Saturday, March 29, 2014
Encouraging Independence
Kevin and I could never keep our household running without much help from our kidlets. They do so much -- most of the laundry, sweeping, vacuuming, changing sheets, caring for chickens and cats, etc.
Every family has to figure out how to manage the whole "chore" thing. We started giving Naomi chores (like setting the table) when she was about 3 years old. She may have helped pick up toys before that -- I can't remember but it seems likely.
As our other children grew, we gave the young ones chores and trained the older ones to do new chores.

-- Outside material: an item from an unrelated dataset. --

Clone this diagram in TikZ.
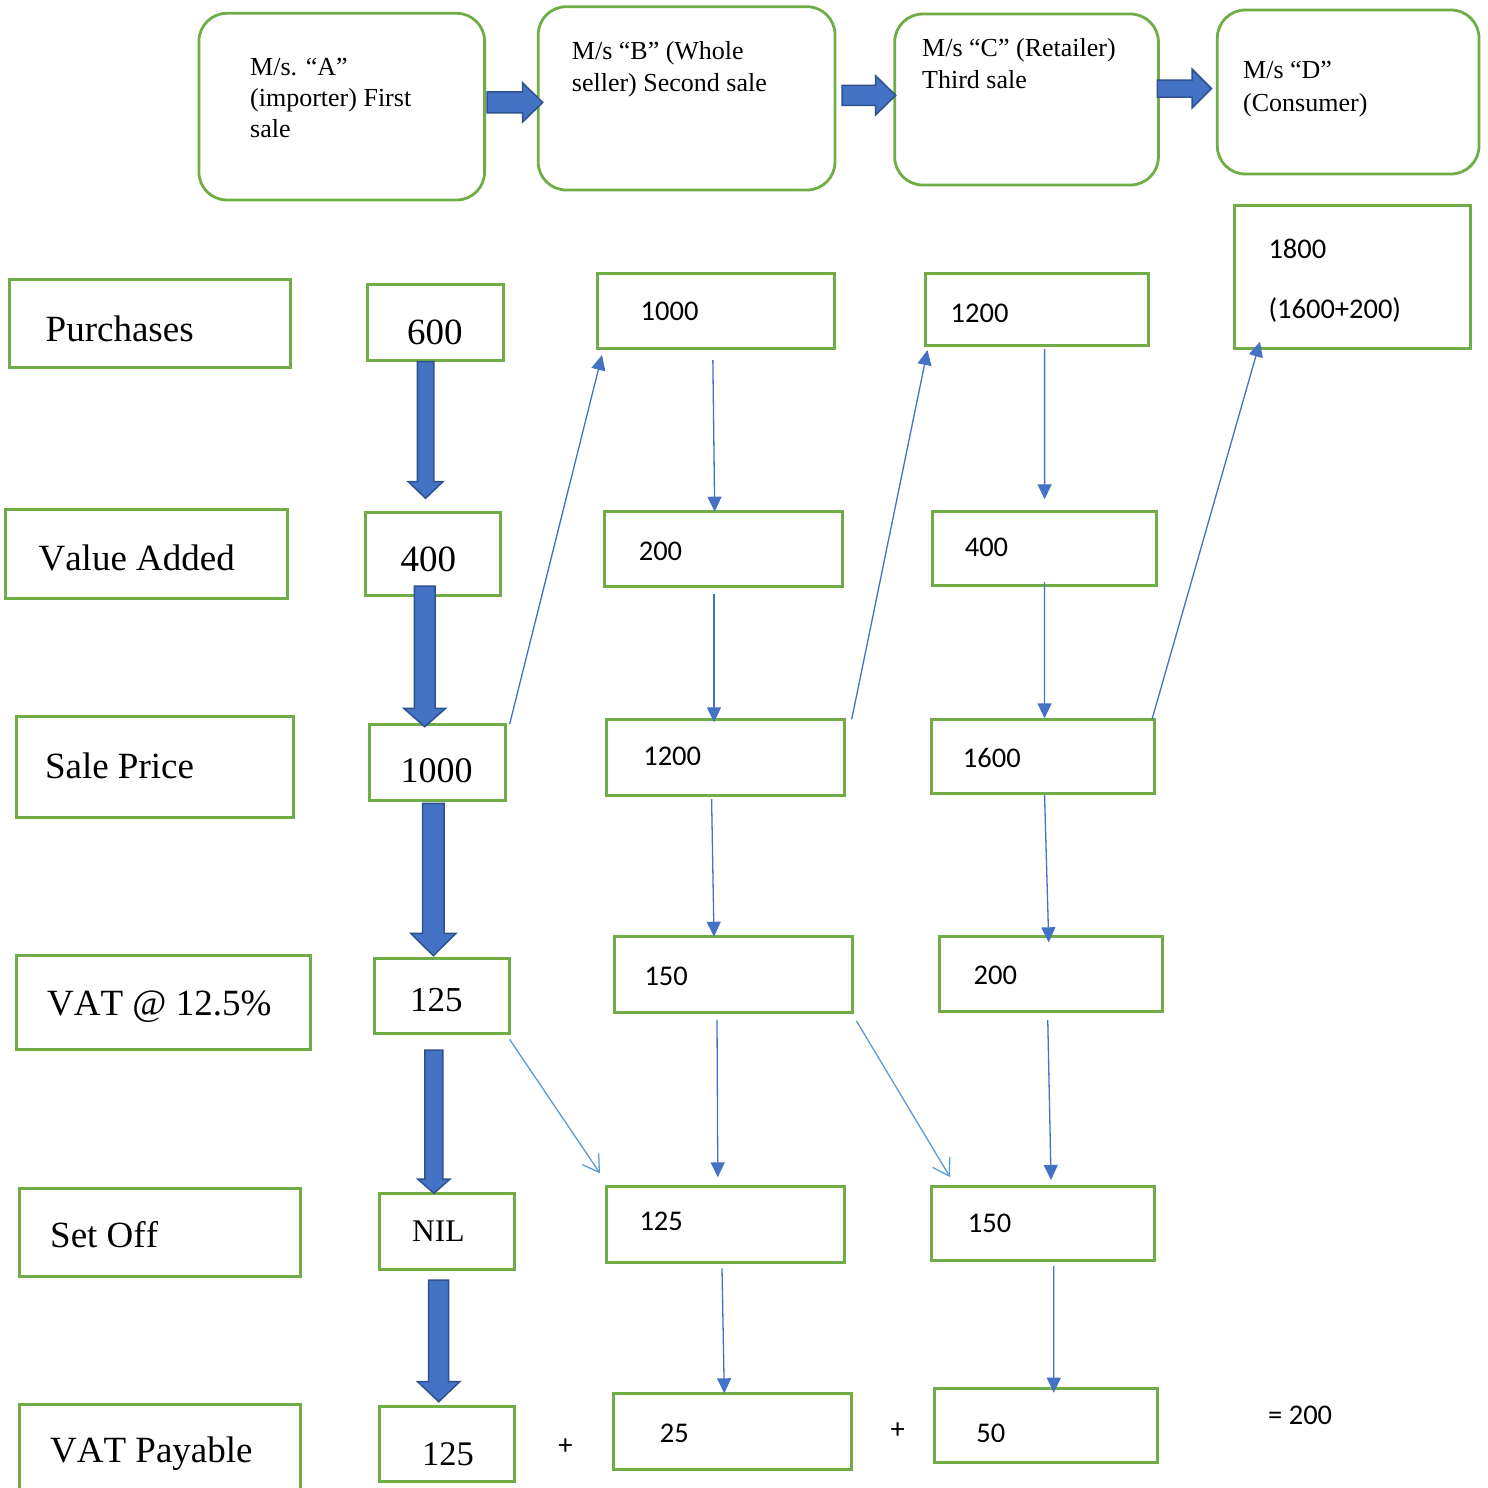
\documentclass[tikz,border=0pt]{standalone}
\usepackage{fontspec}
\setmainfont[Kerning=Off]{Liberation Serif}
\newfontfamily\calfont{Carlito}
\usetikzlibrary{arrows.meta,calc,fit}
\definecolor{boxgreen}{HTML}{70AD47}
\definecolor{arrowblue}{HTML}{4472C4}
\definecolor{arrowedge}{HTML}{2F528F}
\definecolor{lightblue}{HTML}{5B9BD5}
\tikzset{
  box/.style={draw=boxgreen, line width=3pt, inner sep=0pt, outer sep=0pt},
  rbox/.style={box, line width=2.8pt, rounded corners=28pt},
  blockarrow/.style={fill=arrowblue, draw=arrowedge, line width=1.5pt, line join=miter},
  thinarrow/.style={draw=arrowblue, line width=1.3pt, -{Triangle[width=14pt,length=15pt]}},
  openarrow/.style={draw=lightblue, line width=1.3pt, -{Straight Barb[width=20pt,length=16pt]}},
  hd/.style={anchor=base west, inner sep=0pt, font=\fontsize{26}{31}\selectfont},
  lab/.style={anchor=base west, inner sep=0pt, font=\fontsize{37}{44}\selectfont},
  tn/.style={anchor=base west, inner sep=0pt, font=\fontsize{#1}{#1}\selectfont},
  num/.style={anchor=base west, inner sep=0pt, font=\calfont\fontsize{28.5}{34}\selectfont},
  plus/.style={anchor=center, inner sep=0pt, font=\calfont\fontsize{28.5}{34}\selectfont}
}
% tail, tip, shaft half width, head half width, head length
\newcommand\blockdown[5]{\path[blockarrow] let \p1=#1, \p2=#2 in
  (\x1-#3,\y1) -- (\x1+#3,\y1) -- (\x1+#3,\y2+#5) -- (\x1+#4,\y2+#5) -- (\x1,\y2)
  -- (\x1-#4,\y2+#5) -- (\x1-#3,\y2+#5) -- cycle;}
\newcommand\blockright[5]{\path[blockarrow] let \p1=#1, \p2=#2 in
  (\x1,\y1+#3) -- (\x2-#5,\y1+#3) -- (\x2-#5,\y1+#4) -- (\x2,\y1)
  -- (\x2-#5,\y1-#4) -- (\x2-#5,\y1-#3) -- (\x1,\y1-#3) -- cycle;}
\begin{document}
\begin{tikzpicture}[x=1pt,y=-1pt]
\path[use as bounding box, fill=white] (0,0) rectangle (1488,1488);

% top rounded boxes
\node[rbox, fit={(198.9,13.3) (484.6,200)}] (A) {};
\node[rbox, fit={(538.2,6.7) (835,190)}] (B) {};
\node[rbox, fit={(894.7,14) (1158.4,185)}] (C) {};
\node[rbox, fit={(1217.3,10) (1479,174)}] (D) {};
\node[hd] (tA1) at (250,76) {M/s. “A”};
\node[hd] (tA2) at (250,106.7) {(importer) First};
\node[hd] (tA3) at (250,137.7) {sale};
\node[hd] (tB1) at (571.7,59.3) {M/s “B” (Whole};
\node[hd] (tB2) at (571.7,91.7) {seller) Second sale};
\node[hd] (tC1) at (922,56.7) {M/s “C” (Retailer)};
\node[hd] (tC2) at (922,88.3) {Third sale};
\node[hd] (tD1) at (1243,78) {M/s “D”};
\node[hd] (tD2) at (1243,111) {(Consumer)};

% row labels
\node[box, fit={(9.5,279) (290.6,367.7)}] (Lpur) {};
\node[box, fit={(5.9,509.3) (287.5,598.3)}] (Lval) {};
\node[box, fit={(16.2,716.7) (293.7,817.3)}] (Lsale) {};
\node[box, fit={(16.2,955) (310,1049.3)}] (Lvat) {};
\node[box, fit={(19,1188.3) (300.3,1276.7)}] (Lset) {};
\node[box, fit={(19,1404.3) (300.3,1500)}] (Lpay) {};
\node[lab] (tLpur) at (45.5,341.7) {Purchases};
\node[lab] (tLval) at (38.4,570) {Value Added};
\node[lab] (tLsale) at (44.8,778.3) {Sale Price};
\node[lab] (tLvat) at (47,1015) {VAT @ 12.5\%};
\node[lab] (tLset) at (50,1247.3) {Set Off};
\node[lab] (tLpay) at (50,1462.7) {VAT Payable};

% column 1
\node[box, fit={(367.7,284) (503.4,360)}] (c1r1) {};
\node[box, fit={(365,512.7) (500.2,595)}] (c1r2) {};
\node[box, fit={(369.5,724.3) (505.2,800)}] (c1r3) {};
\node[box, fit={(374.3,958.3) (509.6,1033.3)}] (c1r4) {};
\node[box, fit={(379.1,1193.3) (514.1,1269)}] (c1r5) {};
\node[box, fit={(379.1,1406.7) (514.1,1481.7)}] (c1r6) {};
\node[tn=37] (t11) at (407,344.3) {600};
\node[tn=37] (t12) at (400.5,571) {400};
\node[tn=36] (t13) at (400.5,782.7) {1000};
\node[tn=35] (t14) at (409.8,1011.7) {125};
\node[tn=31.5] (t15) at (412,1241.7) {NIL};
\node[tn=34.5] (t16) at (421.8,1465) {125};

% column 2
\node[box, fit={(597.2,273.3) (834.5,348.3)}] (c2r1) {};
\node[box, fit={(604.9,511.7) (842.5,586.7)}] (c2r2) {};
\node[box, fit={(606,719.3) (844.8,795.3)}] (c2r3) {};
\node[box, fit={(614.4,936.7) (852.5,1012.7)}] (c2r4) {};
\node[box, fit={(606,1186.7) (844.8,1262.7)}] (c2r5) {};
\node[box, fit={(613.3,1393.3) (851,1469)}] (c2r6) {};
\node[num] (t21) at (640.5,320) {1000};
\node[num] (t22) at (638.6,560.7) {200};
\node[num] (t23) at (643.1,765) {1200};
\node[num] (t24) at (644.3,985) {150};
\node[num] (t25) at (639.3,1230.7) {125};
\node[num] (t26) at (659.7,1442.7) {25};

% column 3
\node[box, fit={(925.2,273.3) (1148.3,345)}] (c3r1) {};
\node[box, fit={(932.8,511.7) (1156,585)}] (c3r2) {};
\node[box, fit={(931.3,719.3) (1154.8,793.3)}] (c3r3) {};
\node[box, fit={(939,936.7) (1162.5,1011.7)}] (c3r4) {};
\node[box, fit={(931.3,1186.7) (1154.8,1260.7)}] (c3r5) {};
\node[box, fit={(934.4,1388.3) (1157.9,1462.7)}] (c3r6) {};
\node[num] (t31) at (950.5,322.7) {1200};
\node[num] (t32) at (964.6,556.7) {400};
\node[num] (t33) at (962.7,767.7) {1600};
\node[num] (t34) at (973.4,984) {200};
\node[num] (t35) at (967.7,1232) {150};
\node[num] (t36) at (976.1,1442) {50};

% column 4
\node[box, fit={(1234,205) (1470,348.3)}] (c4) {};
\node[num] (t41) at (1268.3,258.3) {1800};
\node[num] (t42) at (1268.3,318) {(1600+200)};

% sums
\node[plus] (p1) at (565.5,1446.7) {+};
\node[plus] (p2) at (897.7,1430.7) {+};
\node[num] (tot) at (1268,1424) {= 200};

% block arrows (top)
\blockright{([xshift=2.4pt,yshift=4.2pt]A.east)}{([xshift=4.5pt]B.west)}{10.5pt}{19.5pt}{20pt}
\blockright{([xshift=7pt,yshift=3pt]B.east)}{([xshift=1pt]C.west)}{10pt}{19.5pt}{20pt}
\blockright{([xshift=-1pt,yshift=11pt]C.east)}{([xshift=-5.8pt]D.west)}{8.5pt}{19.5pt}{19.5pt}

% block arrows (column 1)
\blockdown{([xshift=-10pt,yshift=-1.7pt]c1r1.south)}{([yshift=14.4pt]c1r2.north)}{8.3pt}{17.3pt}{16.6pt}
\blockdown{([xshift=-7.9pt,yshift=9pt]c1r2.south)}{([yshift=-2.4pt]c1r3.north)}{10.3pt}{21pt}{18.4pt}
\blockdown{([xshift=-4pt,yshift=-3.3pt]c1r3.south)}{([yshift=2.6pt]c1r4.north)}{10.8pt}{22.7pt}{22.4pt}
\blockdown{([xshift=-8.1pt,yshift=-16.7pt]c1r4.south)}{(c1r5.north)}{9pt}{16.2pt}{14.3pt}
\blockdown{([xshift=-7.9pt,yshift=-11pt]c1r5.south)}{([yshift=5pt]c1r6.north)}{10pt}{21pt}{20pt}

% thin arrows, column 2
\draw[thinarrow] ([xshift=-3pt,yshift=-11.7pt]c2r1.south) -- ([xshift=-9pt]c2r2.north);
\draw[thinarrow] ([xshift=-9.7pt,yshift=-7.3pt]c2r2.south) -- ([xshift=-11.4pt,yshift=-3pt]c2r3.north);
\draw[thinarrow] ([xshift=-13.8pt,yshift=-3.7pt]c2r3.south) -- ([xshift=-19.45pt]c2r4.north);
\draw[thinarrow] ([xshift=-16.45pt,yshift=-7.3pt]c2r4.south) -- ([xshift=-7.6pt,yshift=9.4pt]c2r5.north);
\draw[thinarrow] ([xshift=-3.4pt,yshift=-5.6pt]c2r5.south) -- ([xshift=-7.85pt]c2r6.north);

% thin arrows, column 3
\draw[thinarrow] ([xshift=7.85pt,yshift=-4pt]c3r1.south) -- ([xshift=0.2pt,yshift=12.4pt]c3r2.north);
\draw[thinarrow] ([yshift=3pt]c3r2.south) -- ([xshift=1.5pt,yshift=1pt]c3r3.north);
\draw[thinarrow] ([xshift=1.5pt,yshift=-1.7pt]c3r3.south) -- ([xshift=-2pt,yshift=-5.6pt]c3r4.north);
\draw[thinarrow] ([xshift=-3pt,yshift=-8.3pt]c3r4.south) -- ([xshift=8pt,yshift=6.7pt]c3r5.north);
\draw[thinarrow] ([xshift=10.75pt,yshift=-5.3pt]c3r5.south) -- ([xshift=7.65pt,yshift=-4.4pt]c3r6.north);

% diagonal arrows
\draw[thinarrow] ([xshift=4.4pt]c1r3.north east) -- ([xshift=4.8pt,yshift=-6.7pt]c2r1.south west);
\draw[thinarrow] ([xshift=6.9pt]c2r3.north east) -- ([xshift=2.3pt,yshift=-5pt]c3r1.south west);
\draw[thinarrow] ([xshift=-2.8pt]c3r3.north east) -- ([xshift=26pt,yshift=6.6pt]c4.south west);
\draw[openarrow] ([yshift=-6pt]c1r4.south east) -- ([xshift=-6pt,yshift=13.4pt]c2r5.north west);
\draw[openarrow] ([xshift=4pt,yshift=-8.3pt]c2r4.south east) -- ([xshift=18.7pt,yshift=9.7pt]c3r5.north west);
\end{tikzpicture}
\end{document}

Mostly it works very well, and I am truly grateful for our children's help. This is especially true right now, when pregnancy aches and pains are starting to make me much less mobile. I'm actually having rather a hard time. Yesterday I had lots of contractions and weird pressure. This is normal for me at this stage in the pregnancy, but it is still unnerving. The baby will be 28 weeks along on Monday, and we need at least another 10 weeks for her in the womb.
One thing on my mind is that it is the little things that can wear me out. Yes, the kids do a lot, but I find myself dashing around doing a little of this, and a little of that, all day every day unless I specifically work to rest. An example is shown in the picture above. Miriam realized we needed toilet paper and got some out of the pantry to put in the appropriate bathroom, but then she had trouble getting the plastic broken so she could get at the TP inside. Normally, I would get up, find a pair of scissors, and open it for her. This time, I told her to find a pair of scissors and open it herself.

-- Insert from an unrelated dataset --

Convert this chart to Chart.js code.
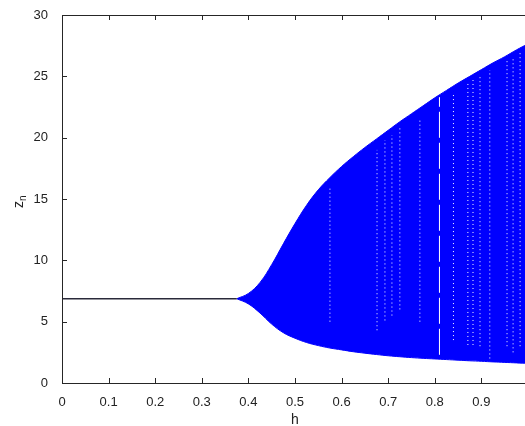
<!DOCTYPE html>
<html>
<head>
<meta charset="utf-8">
<script src="https://cdn.jsdelivr.net/npm/chart.js@4.4.1/dist/chart.umd.min.js"></script>
<style>
html, body { margin: 0; padding: 0; background: #fff; overflow: hidden; }
#wrap { width: 540px; height: 426px; }
</style>
</head>
<body>
<div id="wrap"><canvas id="bif" width="540" height="426"></canvas></div>
<script>
// tick labels
const xTicks = [0, 0.1, 0.2, 0.3, 0.4, 0.5, 0.6, 0.7, 0.8, 0.9, 1];
const yTicks = [0, 5, 10, 15, 20, 25, 30];

// stable fixed point before the bifurcation
const fixedH = [0, 0.375];
const fixedZ = [6.87, 6.87];

// envelope of the chaotic band
const bandH = [0.375, 0.4, 0.425, 0.45, 0.475, 0.5, 0.525, 0.55, 0.575, 0.6, 0.625, 0.65, 0.675,
               0.7, 0.725, 0.75, 0.775, 0.8, 0.825, 0.85, 0.875, 0.9, 0.925, 0.95, 0.975, 1.0];
const bandTop = [6.87, 7.3, 8.2, 9.65, 11.35, 13.0, 14.5, 15.75, 16.75, 17.65, 18.45, 19.2, 19.9,
                 20.6, 21.3, 21.95, 22.6, 23.25, 23.85, 24.45, 25.0, 25.55, 26.1, 26.6, 27.15, 27.65];
const bandBottom = [6.87, 6.45, 5.7, 4.8, 4.1, 3.65, 3.3, 3.05, 2.85, 2.7, 2.55, 2.43, 2.32,
                    2.22, 2.14, 2.07, 2.01, 1.96, 1.91, 1.86, 1.81, 1.77, 1.72, 1.68, 1.64, 1.6];

// periodic windows: white gaps inside the band
const windowH    = [0.81];
const windowLow  = [2.3];
const windowHigh = [23.3];

const stripeH    = [0.575, 0.676, 0.693, 0.708, 0.725, 0.768, 0.84, 0.871, 0.882, 0.897, 0.918, 0.955, 0.968, 0.983];
const stripeLow  = [5.0, 4.3, 5.1, 5.5, 6.0, 5.0, 3.5, 3.1, 3.1, 3.0, 2.0, 3.0, 2.5, 3.0];
const stripeHigh = [16.0, 19.0, 19.8, 20.2, 20.9, 21.5, 23.5, 24.4, 24.7, 25.0, 25.5, 26.3, 26.6, 27.0];

const pts = (xs, ys) => xs.map((v, i) => ({ x: v, y: ys[i] }));

const datasets = [
    {
        data: pts(fixedH, fixedZ),
        borderColor: '#2a2a3a',
        borderWidth: 1.5,
        pointRadius: 0,
        fill: false,
        order: 3
    },
    {
        data: pts(bandH, bandBottom),
        borderColor: '#0000ff',
        borderWidth: 1,
        pointRadius: 0,
        tension: 0.4,
        fill: false,
        order: 3
    },
    {
        data: pts(bandH, bandTop),
        borderColor: '#0000ff',
        backgroundColor: '#0000ff',
        borderWidth: 1,
        pointRadius: 0,
        tension: 0.4,
        fill: '-1',
        order: 3
    }
];

windowH.forEach((h, i) => {
    datasets.push({
        data: [{ x: h, y: windowLow[i] }, { x: h, y: windowHigh[i] }],
        borderColor: '#ffffff',
        borderWidth: 1,
        borderDash: [26, 5],
        pointRadius: 0,
        fill: false,
        order: 1
    });
});

stripeH.forEach((h, i) => {
    datasets.push({
        data: [{ x: h, y: stripeLow[i] }, { x: h, y: stripeHigh[i] }],
        borderColor: '#ffffff',
        borderWidth: 1,
        borderDash: [1, 3],
        pointRadius: 0,
        fill: false,
        order: 1
    });
});

// box, inward ticks and the z_n label
const frame = {
    id: 'frame',
    afterDraw(chart) {
        const { ctx, chartArea: a, scales } = chart;
        ctx.save();
        ctx.strokeStyle = '#262626';
        ctx.lineWidth = 1;
        ctx.beginPath();
        ctx.moveTo(a.right, a.top + 0.5);
        ctx.lineTo(a.left + 0.5, a.top + 0.5);
        ctx.lineTo(a.left + 0.5, a.bottom + 0.5);
        ctx.lineTo(a.right, a.bottom + 0.5);
        xTicks.forEach(v => {
            const px = Math.round(scales.x.getPixelForValue(v)) + 0.5;
            ctx.moveTo(px, a.bottom);
            ctx.lineTo(px, a.bottom - 5);
            ctx.moveTo(px, a.top);
            ctx.lineTo(px, a.top + 5);
        });
        yTicks.forEach(v => {
            const py = Math.round(scales.y.getPixelForValue(v)) + 0.5;
            ctx.moveTo(a.left, py);
            ctx.lineTo(a.left + 5, py);
        });
        ctx.stroke();

        ctx.fillStyle = '#222';
        ctx.translate(23, 208);
        ctx.rotate(-Math.PI / 2);
        ctx.textBaseline = 'alphabetic';
        ctx.textAlign = 'left';
        ctx.font = '14px "Liberation Sans", Arial, sans-serif';
        ctx.fillText('z', 0, 0);
        const w = ctx.measureText('z').width;
        ctx.font = '10px "Liberation Sans", Arial, sans-serif';
        ctx.fillText('n', w, 3);
        ctx.restore();
    }
};

const tickFont = { family: '"Liberation Sans", Arial, sans-serif', size: 13 };

new Chart(document.getElementById('bif'), {
    type: 'line',
    data: { datasets },
    plugins: [frame],
    options: {
        responsive: false,
        animation: false,
        devicePixelRatio: 1,
        layout: { padding: { top: 15, left: 0, right: 12, bottom: 0 } },
        plugins: {
            legend: { display: false },
            tooltip: { enabled: false }
        },
        scales: {
            x: {
                type: 'linear',
                min: 0,
                max: 1,
                afterBuildTicks: s => { s.ticks = xTicks.map(v => ({ value: v })); },
                afterFit: s => { s.height = 43; },
                grid: { display: false },
                border: { display: false },
                ticks: {
                    autoSkip: false,
                    maxRotation: 0,
                    padding: 4,
                    color: '#222',
                    font: tickFont,
                    callback: v => String(v)
                },
                title: {
                    display: true,
                    text: 'h',
                    color: '#222',
                    font: { family: '"Liberation Sans", Arial, sans-serif', size: 14, lineHeight: 0.9 },
                    padding: { top: 0, bottom: 0 }
                }
            },
            y: {
                type: 'linear',
                min: 0,
                max: 30,
                afterBuildTicks: s => { s.ticks = yTicks.map(v => ({ value: v })); },
                afterFit: s => { s.width = 62; },
                grid: { display: false },
                border: { display: false },
                ticks: {
                    padding: 6,
                    color: '#222',
                    font: tickFont,
                    callback: v => String(v)
                }
            }
        }
    }
});
</script>
</body>
</html>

When I'm really not feeling well, I realize how many times the kids ask me to something they could easily do themselves. This is more true of the "middle" kids. Naomi and Lydia are independent and usually just take care of a problem. But the middles are more likely to depend on me or their sibs. Sometimes they NEED help, like getting a stubborn jar of peanut butter open, but even then they can ask a big sib instead of me.
I hope I don't sound lazy at all. I'm sure we all have our lazy moments, but I'm way more likely to err on the side of doing too much than too little. I hate being weak, honestly. I hate not being able to do things that our kids want me to do, but every life has seasons, and this is one of my seasons when I need to take it super easily.
So, I am thankful for the hard work of our kids, and am working to encourage even more independence.